Here's What Makes The Triumph Rocket 3 Engine So Special

Any discussion of Triumph's latest Rocket 3 R or Rocket 3 GT motorcycles is bound to gravitate immediately to the bikes' massive three-cylinder engine. Although certain sportbikes are able to best the Rocket 3's 165 horsepower, none can come close to its stump-pulling 163 pound-feet of torque. That impressive torque figure is courtesy of the age-old strategy of large displacement — 2,458 cubic centimeters (150 cubic inches), to be exact. For those keeping track, that's the largest production motorcycle engine ever.

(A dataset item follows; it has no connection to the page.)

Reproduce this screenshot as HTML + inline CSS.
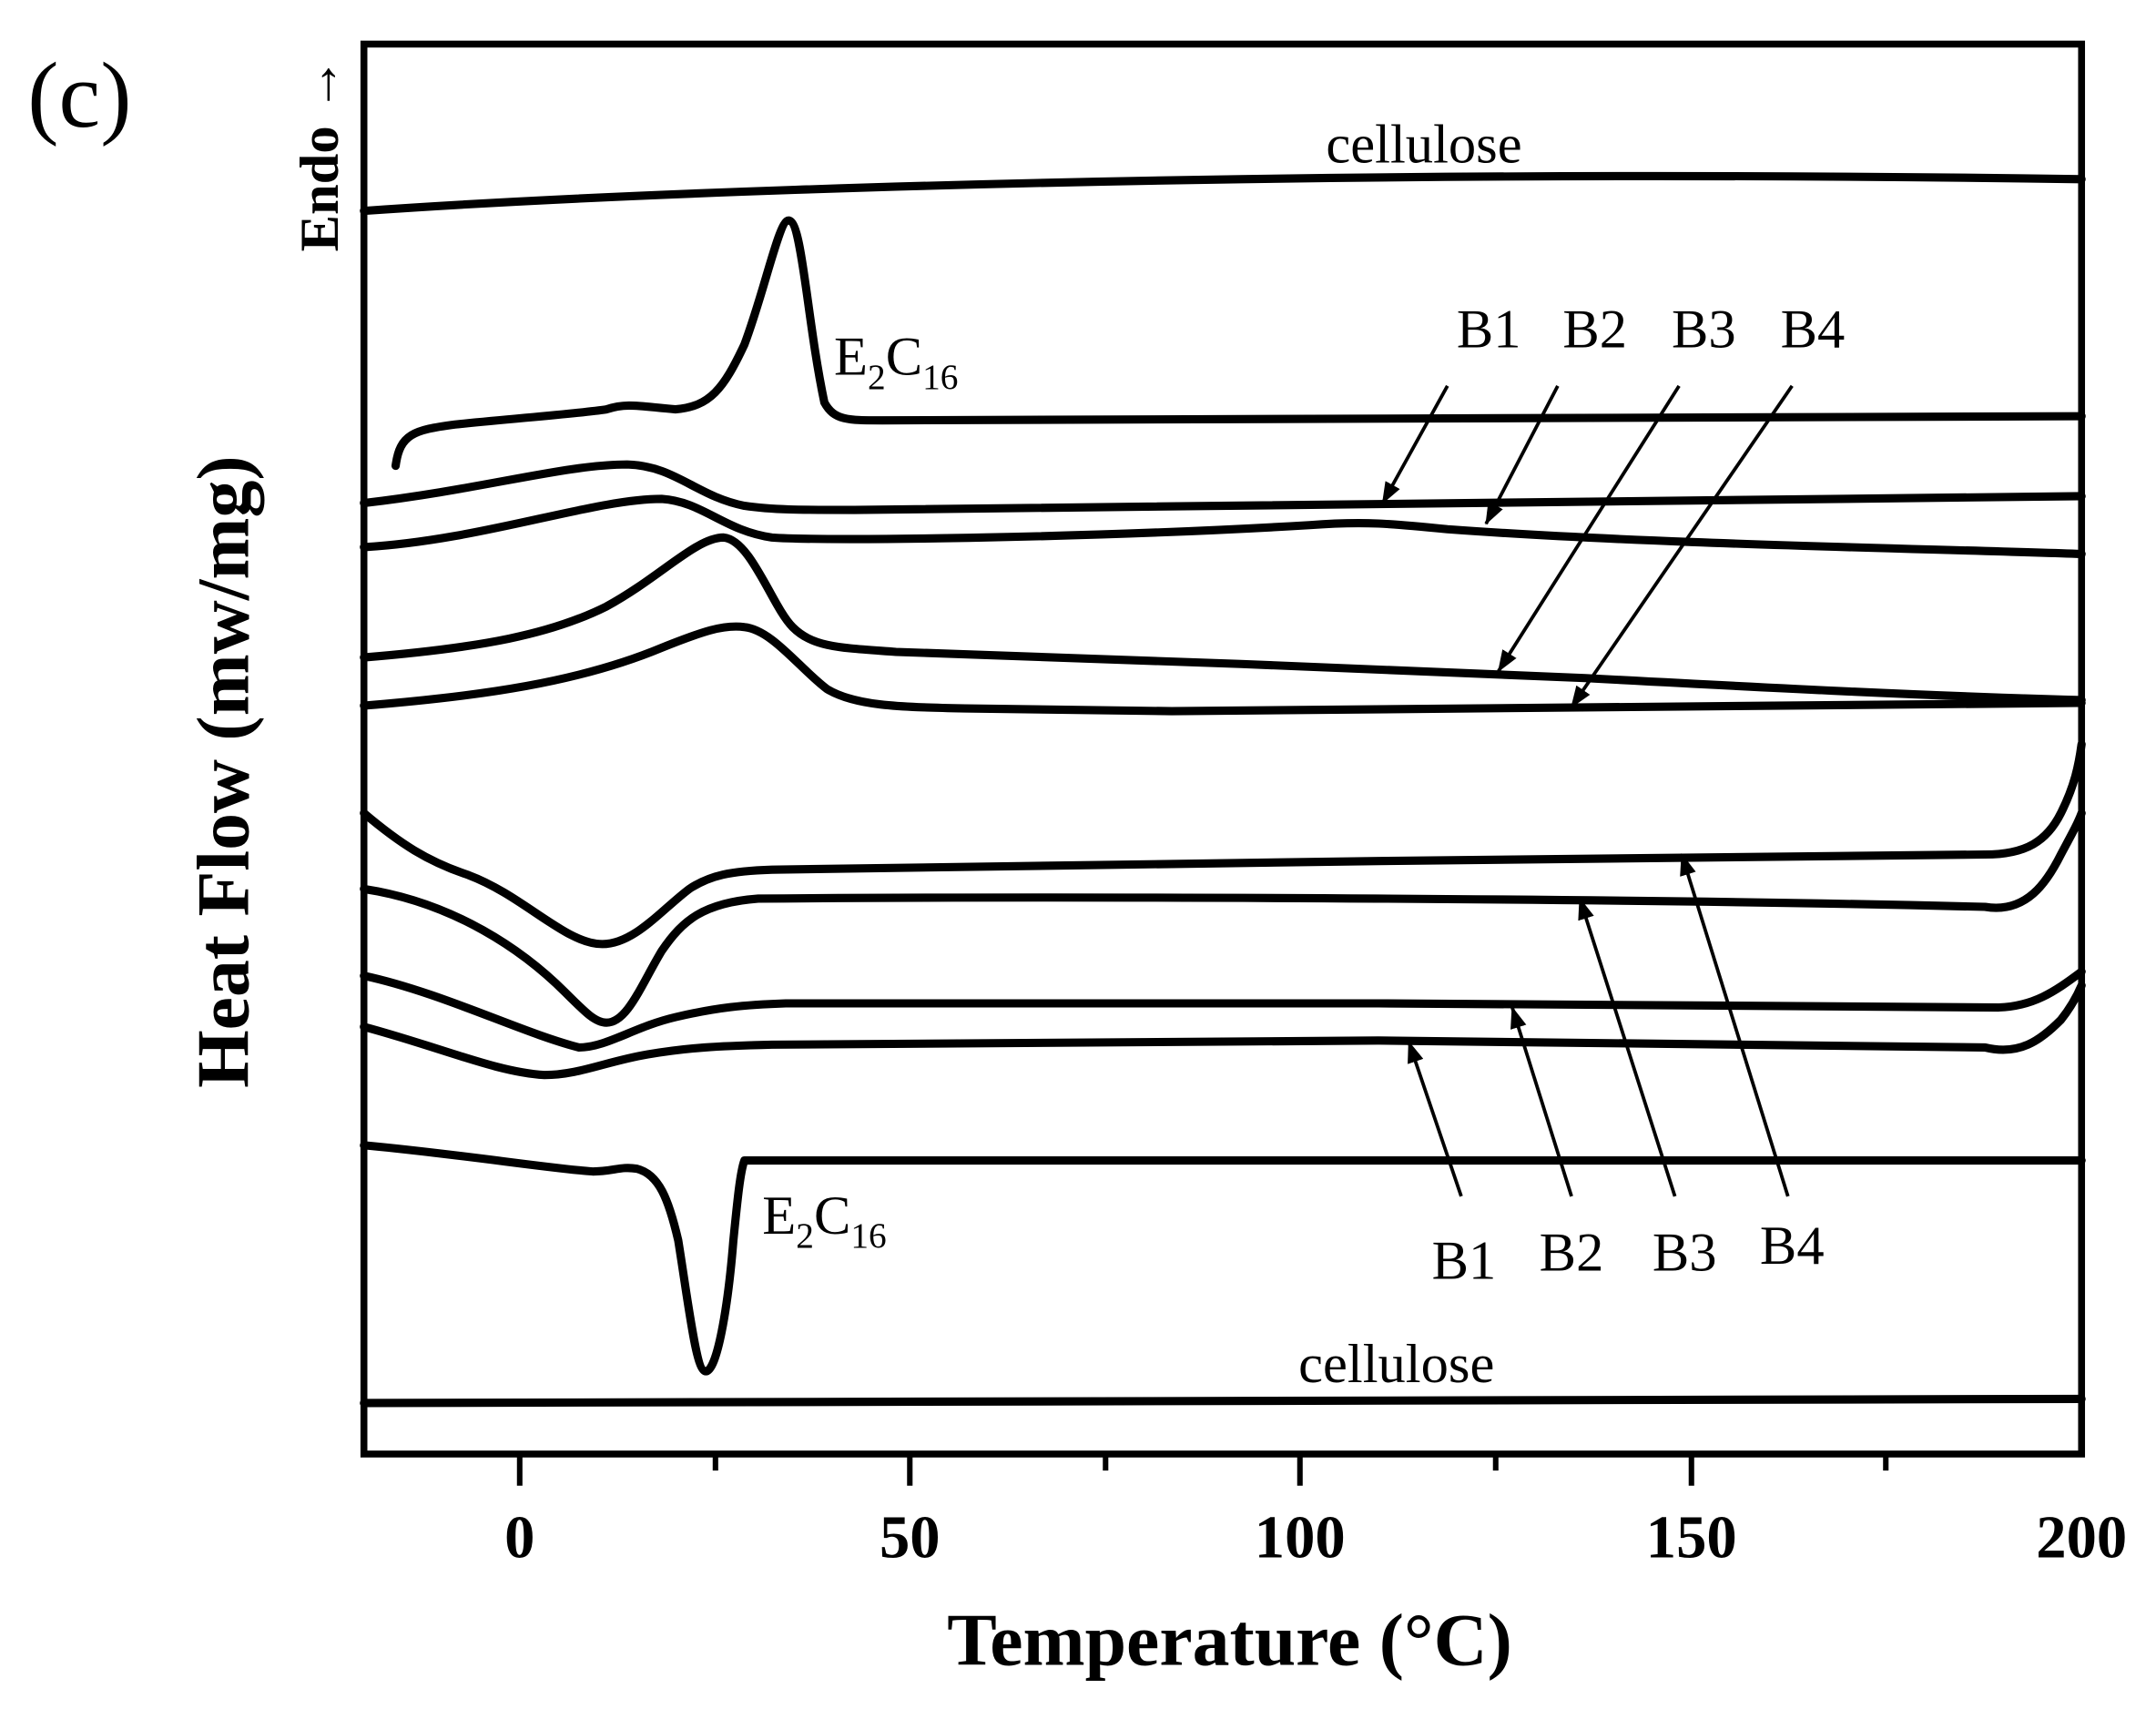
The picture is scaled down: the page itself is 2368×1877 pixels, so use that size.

To put that into perspective, each of the Rocket 3's three cylinders is almost 820 cubic centimeters, which dwarfs many entire four-cylinder motorcycle engines like the popular 600 cc and 750 cc classes. The cylinder bore of 4.33 inches is larger than a Dodge Hellcat V8's.

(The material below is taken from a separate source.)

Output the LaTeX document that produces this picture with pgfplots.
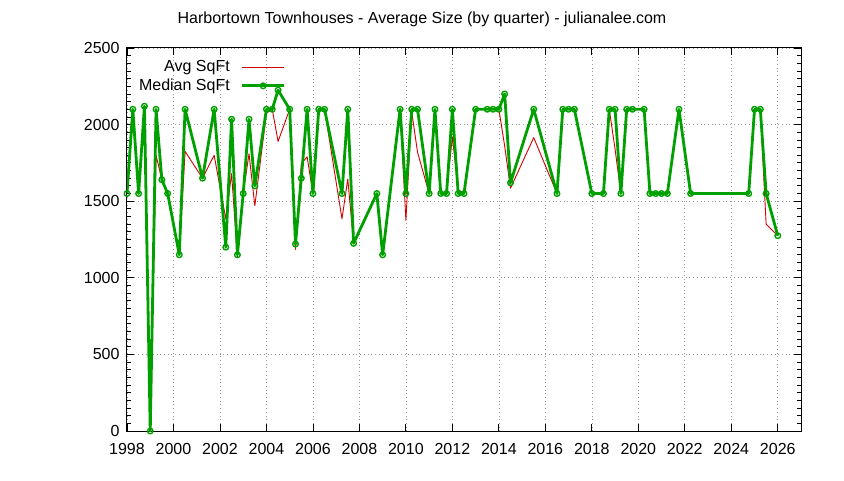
\documentclass[border=0pt]{standalone}
\usepackage{fontspec}
\setmainfont{Liberation Sans}
\usepackage{pgfplots}
\pgfplotsset{compat=1.18}
\usepackage{pgfplotstable}
\definecolor{avgred}{RGB}{210,0,0}
\definecolor{medgreen}{RGB}{0,160,0}
\pgfplotstableread{
x med avg
1998.00 1550 1550
1998.25 2100 2100
1998.50 1550 1550
1998.75 2120 2120
1999.00 0 0
1999.25 2100 1800
1999.50 1640 1640
1999.75 1550 1550
2000.25 1150 1150
2000.50 2100 1825
2001.25 1650 1650
2001.75 2100 1800
2002.25 1200 1385
2002.50 2035 1680
2002.75 1150 1135
2003.00 1550 1550
2003.25 2035 1810
2003.50 1600 1470
2004.00 2100 2075
2004.25 2100 2100
2004.50 2225 1890
2005.00 2100 2100
2005.25 1220 1185
2005.50 1650 1745
2005.75 2100 1790
2006.00 1550 1550
2006.25 2100 2100
2006.50 2100 2100
2007.25 1550 1385
2007.50 2100 1645
2007.75 1225 1225
2008.75 1550 1550
2009.00 1150 1150
2009.75 2100 2100
2010.00 1550 1375
2010.25 2100 2085
2010.50 2100 1820
2011.00 1550 1550
2011.25 2100 2100
2011.50 1550 1550
2011.75 1550 1560
2012.00 2100 1920
2012.25 1550 1575
2012.50 1550 1550
2013.00 2100 2100
2013.50 2100 2100
2013.75 2100 2100
2014.00 2100 2100
2014.25 2200 1860
2014.50 1620 1585
2015.50 2100 1915
2016.50 1550 1550
2016.75 2100 2100
2017.00 2100 2100
2017.25 2100 2100
2018.00 1550 1550
2018.50 1550 1550
2018.75 2100 2100
2019.00 2100 1840
2019.25 1550 1550
2019.50 2100 2100
2019.75 2100 2100
2020.25 2100 2100
2020.50 1550 1550
2020.75 1550 1550
2021.00 1550 1550
2021.25 1550 1550
2021.75 2100 2100
2022.25 1550 1550
2024.75 1550 1550
2025.00 2100 2100
2025.25 2100 2100
2025.50 1550 1350
2026.00 1275 1275
}\data
\begin{document}
\begin{tikzpicture}
\path (0pt,0pt) rectangle (844pt,480pt);
\node[font=\fontsize{16}{19}\selectfont] at (422pt,461pt) {Harbortown Townhouses - Average Size (by quarter) - julianalee.com};
\begin{axis}[
  at={(127pt,49pt)}, anchor=south west,
  width=674pt, height=383pt, scale only axis,
  xmin=1998, xmax=2027, ymin=0, ymax=2500,
  xtick={1998,2000,...,2026}, ytick={0,500,...,2500},
  minor x tick num=1, minor y tick num=9,
  grid=major,
  major grid style={gray!80, line width=0.6pt, dash pattern=on 0.7pt off 3pt},
  tick align=inside, xtick pos=both, ytick pos=both,
  major tick length=7pt, minor tick length=4pt,
  tick style={black, line width=0.8pt},
  axis line style={line width=1pt},
  /pgf/number format/1000 sep={},
  /pgf/number format/assume math mode=true,
  ticklabel style={font=\fontsize{16}{19}\selectfont},
  xticklabel style={yshift=-9pt},
  yticklabel style={xshift=-4pt},
  legend style={at={(0.240,0.978)}, anchor=north east, draw=none, fill=none,
    font=\fontsize{16}{19}\selectfont, row sep=2pt, column sep=9pt},
  legend cell align=right,
  legend plot pos=right,
  legend image code/.code={\draw[mark repeat=2,mark phase=2,#1] plot coordinates {(0pt,0pt) (21pt,0pt) (42pt,0pt)};},
]
\addplot[avgred, line width=0.9pt, no marks, line join=round] table[x=x,y=avg]{\data};
\addplot[medgreen, line width=2.8pt, line join=round, mark=o, mark size=2.8pt, mark options={line width=1.4pt}] table[x=x,y=med]{\data};
\legend{Avg SqFt, Median SqFt}
\end{axis}
\end{tikzpicture}
\end{document}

Three-cylinder engines are an incredibly important piece of Triumph's history and identity, dating back to its first three-cylinder, the 1968 Triumph Trident. In the early 2000s, Triumph and other manufacturers were in a bit of friendly competition over whose cruiser motorcycle would have the largest engine. In spite of being limited to three cylinders by heritage, Triumph claimed ultimate victory in 2005 with its 2,294-cubic-centimeter Rocket III, since surpassed by the Rocket 3. Note the change from Roman numerals to Arabic, meant to signify the modern updates engineered into the new bike, which debuted for the 2020 model year.

Big cubic inches = big acceleration

Remarkably, the Rocket 3 motor weighs 40 pounds less than its predecessor in spite of being larger, courtesy of a newly revised crankcase. Engine aside, the two Rocket 3 models also received a host of new features including fly-by-wire throttle, selectable drive modes, cruise control, keyless ignition, and revised traction control. One characteristic which didn't change between the old Rocket III and the new Rocket 3 is the longitudinal placement of the engine, necessitated by size. That is, the three cylinders are aligned front to rear rather than perpendicular to the bikes' frames like you'll find with Triumph's smaller Triples. 

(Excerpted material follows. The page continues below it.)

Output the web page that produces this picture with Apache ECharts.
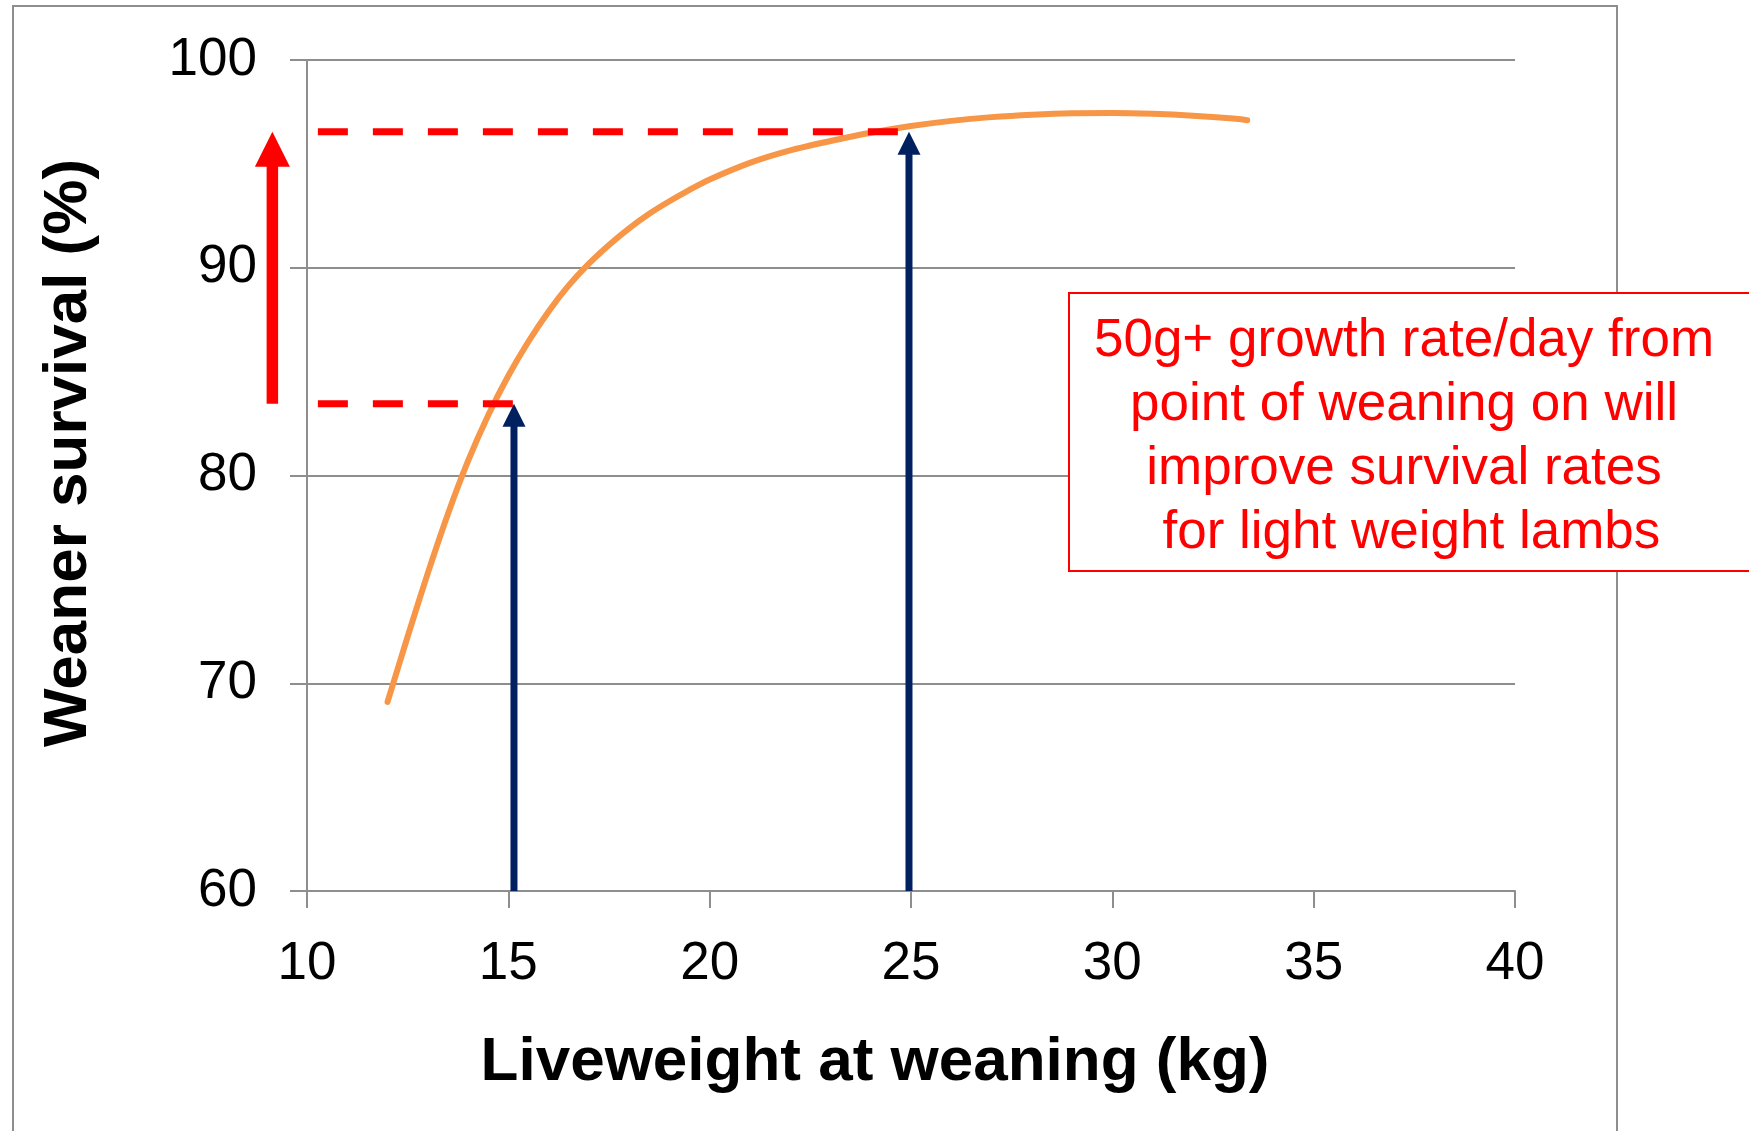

So how fast is the bike that's wrapped around the world's largest motorcycle engine? Zero to 60 mph happens in just 2.73 seconds, which puts the Rocket 3 R in the company of the very fastest sportbikes. Quite the feat considering the Rocket 3 R's decidedly un-sportbike-like nearly 700-pound curb weight. 

If you're interested in buying some bragging rights of your own, the Rocket 3 is available in two versions: the R (roadster) starts at $23,895, and the more comfortable touring-oriented GT starts at $24,595. Chromed-out special editions of both bikes are also available for a small upcharge, as is a racy version called the "221." If you're wondering, 221 represents the engine's torque output measured in the United Kingdom's preferred format: newton-meters.